Report each line of the data that includes the word "this".

* **Dataset entries**

* BEGIN *

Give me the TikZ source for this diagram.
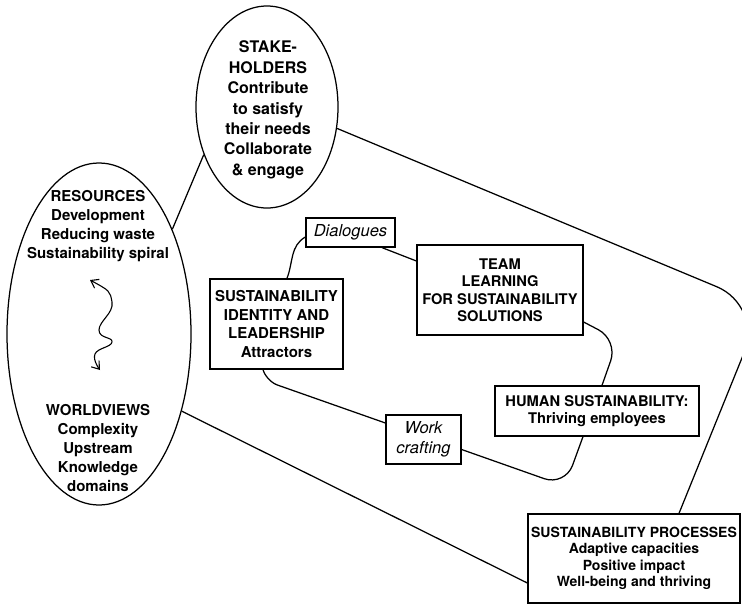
\documentclass[tikz,border=0pt]{standalone}
\usepackage{fontspec}
\setmainfont{TeX Gyre Heros}
\usetikzlibrary{shapes.geometric,calc,arrows.meta}
\begin{document}
\begin{tikzpicture}[x=1pt,y=-1pt, line width=1.25pt,
  box/.style={draw, rectangle, align=center, inner sep=0pt},
  ibox/.style={draw, rectangle, align=center, inner sep=0pt, font=\fontsize{16.5}{20}\selectfont\itshape},
  oval/.style={draw, ellipse, inner sep=0pt},
  txt/.style={align=center, inner sep=0pt},
  wire/.style={line width=1.25pt}]
\useasboundingbox (0,0) rectangle (742,605);

% ellipses
\node[oval, minimum width=142pt, minimum height=202pt] (stake) at (267,107) {};
\node[txt, font=\fontsize{16}{20.4}\selectfont\bfseries] (stxt) at (268,110)
  {STAKE-\\HOLDERS\\Contribute\\to satisfy\\their needs\\Collaborate\\\& engage};

\node[oval, minimum width=184pt, minimum height=342pt] (res) at (99,334) {};
\node[txt, font=\fontsize{15}{19}\selectfont\bfseries] (rtxt) at (98,226)
  {RESOURCES\\Development\\Reducing waste\\Sustainability spiral};
\node[txt, font=\fontsize{15}{19}\selectfont\bfseries] (wtxt) at (98,448)
  {WORLDVIEWS\\Complexity\\Upstream\\Knowledge\\domains};

% squiggle
\coordinate (sq1) at (90,280);
\coordinate (sq2) at (100,370);
\draw[{Straight Barb[length=7pt,width=10pt]}-{Straight Barb[length=7pt,width=10pt]}, line width=1.1pt]
  plot[smooth, tension=0.8] coordinates {(sq1) (112,302) (99,330) (112,342) (95,354) (sq2)};

% boxes
\node[box, minimum width=133pt, minimum height=90pt, font=\fontsize{15}{18.5}\selectfont\bfseries] (ident) at (276.5,324)
  {SUSTAINABILITY\\IDENTITY AND\\LEADERSHIP\\Attractors};
\node[ibox, minimum width=89pt, minimum height=29pt] (dial) at (350.5,232.5) {Dialogues};
\node[box, minimum width=166pt, minimum height=90pt, font=\fontsize{14.7}{17.5}\selectfont\bfseries] (team) at (500,290)
  {TEAM\\LEARNING\\FOR SUSTAINABILITY\\SOLUTIONS};
\node[box, minimum width=204pt, minimum height=50pt, font=\fontsize{14.7}{17}\selectfont\bfseries] (human) at (597,411)
  {HUMAN SUSTAINABILITY:\\Thriving employees};
\node[ibox, minimum width=75pt, minimum height=49pt] (work) at (423.5,439.5) {Work\\crafting};
\node[box, minimum width=212pt, minimum height=89pt, font=\fontsize{14}{16.5}\selectfont\bfseries] (sp) at (634,558.5)
  {SUSTAINABILITY PROCESSES\\Adaptive capacities\\Positive impact\\Well-being and thriving};

% bend points
\coordinate (b1) at (763,306);
\coordinate (b2) at (266,381);
\coordinate (b3) at (618,340);
\coordinate (b4) at (565,486);

% connectors
\draw[wire] (stake.217) -- (res.55);
\draw[wire, rounded corners=50pt] (stake.-17) -- (b1) -- ($(sp.north)+(45,0)$);
\draw[wire] (res.-43) -- ($(sp.west)+(0,24.5)$);
\draw[wire] ($(ident.north)+(10.5,0)$) to[out=69,in=210] ($(dial.west)+(0,4.5)$);
\draw[wire] ($(dial.south)+(31.5,0)$) -- ($(team.west)+(0,-29)$);
\draw[wire, rounded corners=22pt] ($(team.east)+(0,32)$) -- (b3) -- ($(human.north)+(5,0)$);
\draw[wire, rounded corners=22pt] ($(human.south)+(-14,0)$) -- (b4) -- ($(work.east)+(0,10)$);
\draw[wire, rounded corners=12pt] ($(ident.south)+(-13.5,0)$) -- (b2) -- ($(work.west)+(0,-16.5)$);
\end{tikzpicture}
\end{document}
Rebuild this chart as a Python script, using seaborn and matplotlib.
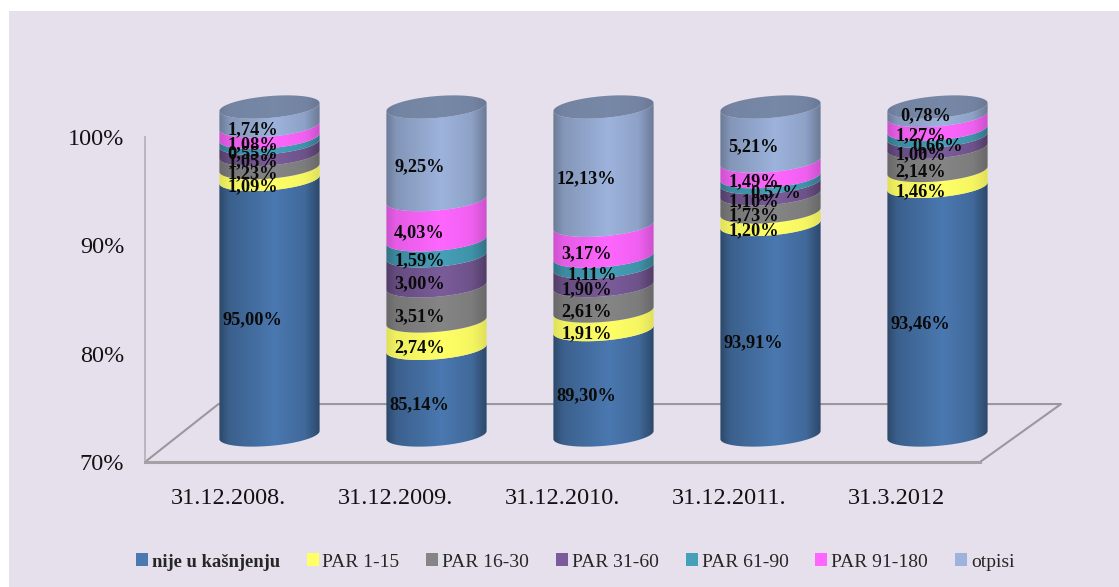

* END *

* **RESPONSE TO THE EXERCISE**
Give me the TikZ source for this diagram.
Rebuild this chart as a Python script, using seaborn and matplotlib.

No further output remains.